Le feuilleton Schneider - Legrand se poursuit avec la décision du Tribunal de première instance de la Cour européenne de justice (CEJ) d'annuler le veto de la Commission européenne au mariage des groupes français d'appareillage électrique. En théorie, la reprise de Legrand par Schneider est donc à nouveau possible.

L'arrêt, particulièrement sévère, de la CEJ est un sérieux revers pour les services du commissaire européen chargé de la Concurrence, Mario Monti. Pour la deuxième fois en un peu plus de quatre mois, le commissaire est désavoué sur le veto à une fusion, alors qu'en un peu plus de douze ans, ces services n'avaient jamais été contredits sur une interdiction de concentration.

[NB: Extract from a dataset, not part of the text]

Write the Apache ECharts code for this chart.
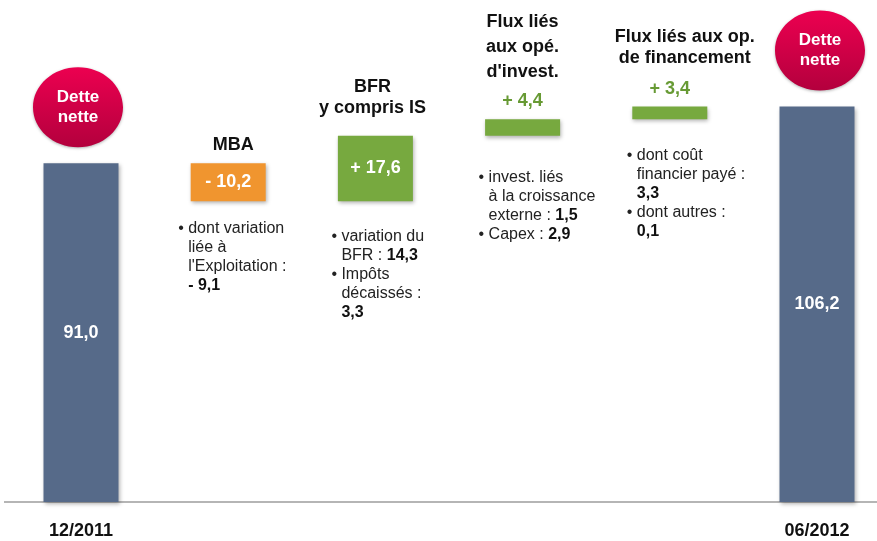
<!DOCTYPE html>
<html>
<head>
<meta charset="utf-8">
<script src="https://cdn.jsdelivr.net/npm/echarts@6/dist/echarts.min.js"></script>
<style>
  html, body { margin: 0; padding: 0; background: #fff; }
  #chart { width: 877px; height: 541px; }
</style>
</head>
<body>
<div id="chart"></div>
<script>
// --- data ---
const categories = ['12/2011', 'MBA', 'BFR', 'Invest', 'Financement', '06/2012'];
const xLabels = ['12/2011', '', '', '', '', '06/2012'];
const startDebt = 91.0;
const flows = [-10.2, 17.6, 4.4, 3.4];
const endDebt = 106.2;
const titles = ['', 'MBA', 'BFR\ny compris IS', "Flux liés\naux opé.\nd'invest.", 'Flux liés aux op.\nde financement', ''];
const notes = [
  [],
  [['dont variation', 'liée à', "l'Exploitation :", '{b|- 9,1}']],
  [['variation du', 'BFR : {b|14,3}'], ['Impôts', 'décaissés :', '{b|3,3}']],
  [['invest. liés', 'à la croissance', 'externe : {b|1,5}'], ['Capex : {b|2,9}']],
  [['dont coût', 'financier payé :', '{b|3,3}'], ['dont autres :', '{b|0,1}']],
  []
];
const endLabel = 'Dette\nnette';

// --- layout tweaks (pixels) ---
const titleGap = [0, 7, 17, 35, 38, 0];
const titleLH = [0, 22, 21, 25, 21, 0];
const titleDx = [0, 5, -3, 0, 15, 0];
const noteDx = [0, -50, -44, -44, -43, 0];
const noteDy = [0, 27, 35, 42, 36, 0];
const NOTE_LH = 19;
const FONT = "'Liberation Sans', Arial, sans-serif";
const NARROW = "'Liberation Sans Narrow', 'Arial Narrow', 'Liberation Sans', sans-serif";

// --- waterfall build ---
const base = [0];
const vals = [startDebt];
let running = startDebt;
flows.forEach(f => {
  base.push(f < 0 ? running + f : running);
  vals.push(Math.abs(f));
  running += f;
});
base.push(0);
vals.push(endDebt);

const fmt = v => v.toFixed(1).replace('.', ',');
const signed = f => (f < 0 ? '- ' : '+ ') + fmt(Math.abs(f));

const NAVY = '#566a89', ORANGE = '#f0952f', GREEN = '#77a93f', GREEN_TXT = '#679a34';
const shadow = { shadowBlur: 4, shadowColor: 'rgba(0,0,0,0.3)', shadowOffsetX: 1, shadowOffsetY: 2 };

const barData = vals.map((v, i) => {
  const isEnd = i === 0 || i === vals.length - 1;
  const f = isEnd ? null : flows[i - 1];
  const color = isEnd ? NAVY : (f < 0 ? ORANGE : GREEN);
  const small = !isEnd && Math.abs(f) < 8;
  return {
    value: v,
    itemStyle: Object.assign({ color }, shadow),
    label: {
      show: true,
      position: small ? 'top' : 'inside',
      distance: 9,
      formatter: isEnd ? fmt(v) : signed(f),
      color: small ? GREEN_TXT : '#fff',
      fontWeight: 'bold',
      fontSize: 18,
      fontFamily: FONT
    }
  };
});

const annot = vals.map((v, i) => [i, base[i] + v, base[i]]);

function renderItem(params, api) {
  const i = api.value(0);
  const top = api.coord([i, api.value(1)]);
  const bot = api.coord([i, api.value(2)]);
  const children = [];
  if (i === 0 || i === vals.length - 1) {
    const cy = top[1] - 56;
    const cx = top[0] + (i === 0 ? -3 : 3);
    children.push({
      type: 'ellipse',
      shape: { cx, cy, rx: 45, ry: 40 },
      style: {
        fill: new echarts.graphic.LinearGradient(0, 0, 0, 1, [
          { offset: 0, color: '#ec0050' },
          { offset: 1, color: '#b3003d' }
        ]),
        shadowBlur: 3, shadowColor: 'rgba(0,0,0,0.3)', shadowOffsetY: 1
      }
    });
    children.push({
      type: 'text',
      x: cx, y: cy,
      style: {
        text: endLabel, fill: '#fff', font: 'bold 17px ' + FONT,
        lineHeight: 20, align: 'center', verticalAlign: 'middle'
      }
    });
  }
  if (titles[i]) {
    children.push({
      type: 'text',
      x: top[0] + titleDx[i], y: top[1] - titleGap[i],
      style: {
        text: titles[i], fill: '#111', font: 'bold 18px ' + FONT,
        lineHeight: titleLH[i], align: 'center', verticalAlign: 'bottom'
      }
    });
  }
  let y = bot[1] + noteDy[i] - NOTE_LH / 2;
  const x0 = top[0] + noteDx[i];
  notes[i].forEach(lines => {
    children.push({
      type: 'text', x: x0, y,
      style: { text: '•', fill: '#222', font: '16px ' + FONT, lineHeight: NOTE_LH, align: 'left', verticalAlign: 'top' }
    });
    children.push({
      type: 'text', x: x0 + 10, y,
      style: {
        text: lines.join('\n'), fill: '#222', font: '16px ' + FONT, lineHeight: NOTE_LH,
        align: 'left', verticalAlign: 'top',
        rich: { b: { fontWeight: 'bold', fontSize: 16, fontFamily: FONT, fill: '#111', lineHeight: NOTE_LH } }
      }
    });
    y += lines.length * NOTE_LH;
  });
  return { type: 'group', children };
}

const chart = echarts.init(document.getElementById('chart'), null, { renderer: 'canvas' });
chart.setOption({
  animation: false,
  backgroundColor: '#fff',
  grid: { left: 81, right: 60, top: 18, bottom: 39 },
  xAxis: {
    type: 'category',
    data: categories,
    boundaryGap: false,
    axisLine: { show: false },
    axisTick: { show: false },
    axisLabel: {
      interval: 0,
      margin: 20,
      formatter: (v, i) => xLabels[i],
      color: '#111',
      fontWeight: 'bold',
      fontSize: 18,
      fontFamily: NARROW
    }
  },
  yAxis: { type: 'value', min: 0, max: 130, show: false },
  series: [
    { type: 'bar', stack: 'w', data: base, barWidth: 75, clip: false, itemStyle: { color: 'transparent' }, silent: true },
    { type: 'bar', stack: 'w', data: barData, barWidth: 75, clip: false, z: 3 },
    { type: 'custom', renderItem, data: annot, encode: { x: 0, y: 1 }, z: 10, clip: false, silent: true }
  ]
});

// baseline across the full width, at the y of value 0
const y0 = chart.convertToPixel({ yAxisIndex: 0 }, 0);
chart.setOption({
  graphic: [{
    type: 'line', z: 1,
    shape: { x1: 4, y1: y0, x2: 877, y2: y0 },
    style: { stroke: '#b5b5b5', lineWidth: 2 }
  }]
});
</script>
</body>
</html>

"L'analyse économique réalisée par la Commission est affectée d'erreurs et d'omissions qui la privent de valeur probante sauf en ce qui concerne les marchés sectoriels français", a estimé le tribunal dans son arrêt. En outre, "la Commission a surestimé la puissance économique de l'entité fusionnée en appréciant les parts de marché du groupe au regard de celles sous-estimées de ces deux principaux concurrents (Siemens et ABB) sans y intégrer les ventes internes de composants pour tableaux électriques que ces derniers réalisent avec leurs filiales spécialisées". Ainsi, " à l'égard des marchés sectoriels français, tout en admettant les effets anti-concurrentiels de l'opération, le Tribunal retient une violation sérieuse des droits de la défense qui le conduit à annuler la décision d'interdiction" , précise le communiqué.

Rappelons que le 10 octobre 2001, Bruxelles avait bloqué le rapprochement de Schneider Electric et Legrand qui devait donner naissance au numéro un mondial de l'appareillage électrique de basse tension. Les services de M. Monti avaient reproché aux groupes ne pas avoir présenté des remèdes suffisants pour régler les très sérieux problèmes de concurrence posés par l'opération, en particulier en France, mais aussi sur plusieurs marchés européens (Danemark, Espagne, Grèce, Italie et Royaume-Uni). Le commissaire européen n'avait également sans doute pas apprécié que les deux groupes concrétisent leur fusion sans attendre le feu vert de la Commission.

Si Schneider maintient sa volonté de racheter Legrand, la décision devra à nouveau être examinée par la Commission. Schneider détient en effet toujours 98% du capital de Legrand, mais Bruxelles lui interdit d'en faire usage. Le tribunal précise à ce sujet que "la procédure devrait recommencer par la mise au point d'une communication des griefs précise et ne porter que sur les marchés français seuls à avoir été identifiés comme étant affectés par la mise en oeuvre de la fusion ".

Reste à savoir quel va être le montant réel de la facture issue de cet aller et retour. Une chose est sûre, s'il veut garder Legrand, Schneider devra déjà commencer à débourser quelque 180 millions d'euros d'indemnité de rupture au consortium Wendel-KKR qui s'est engagé à racheter Legrand.

Jean-Philippe Defawe

Les premières réactions

"Le groupe va analyser les décisions et leurs conséquences éventuelles", s'est contenté de déclarer à l'AFP un porte-parole de Schneider. De son côté, le groupe Legrand n'a pas souhaité commenter la décision de la Cour européenne de justice.
En revanche, les milieux financiers ont été plus rapides à réagir et, mardi matin, le titre Schneider se redressait fortement à la Bourse de Paris.
A 11 heures, l'action Schneider, qui avait débuté la séance en baisse, gagnait 5,06% à 48,20 euros dans un marché en hausse de 0,91%.
"les options dont dispose Schneider ne sont pas encore tout à fait claires mais elles sont forcément meilleures qu'une vente forcée" a commenté un opérateur cité par l'AFP. "A mon avis, ils pourraient garder Legrand", a-t-il poursuivi, soulignant que "le prix de la compagnie avait été fortement baissé pour obtenir une vente, maintenant au lieu de supporter un coût de plusieurs milliards, tout ce qu'ils ont à faire c'est de rembourser 180 millions d'euros à Wendel et KKR".
Selon cet opérateur, l'action Schneider devrait probablement se situer à moyen terme autour de 55 euros, à peine un peu moins que lors de l'achat initial de Legrand.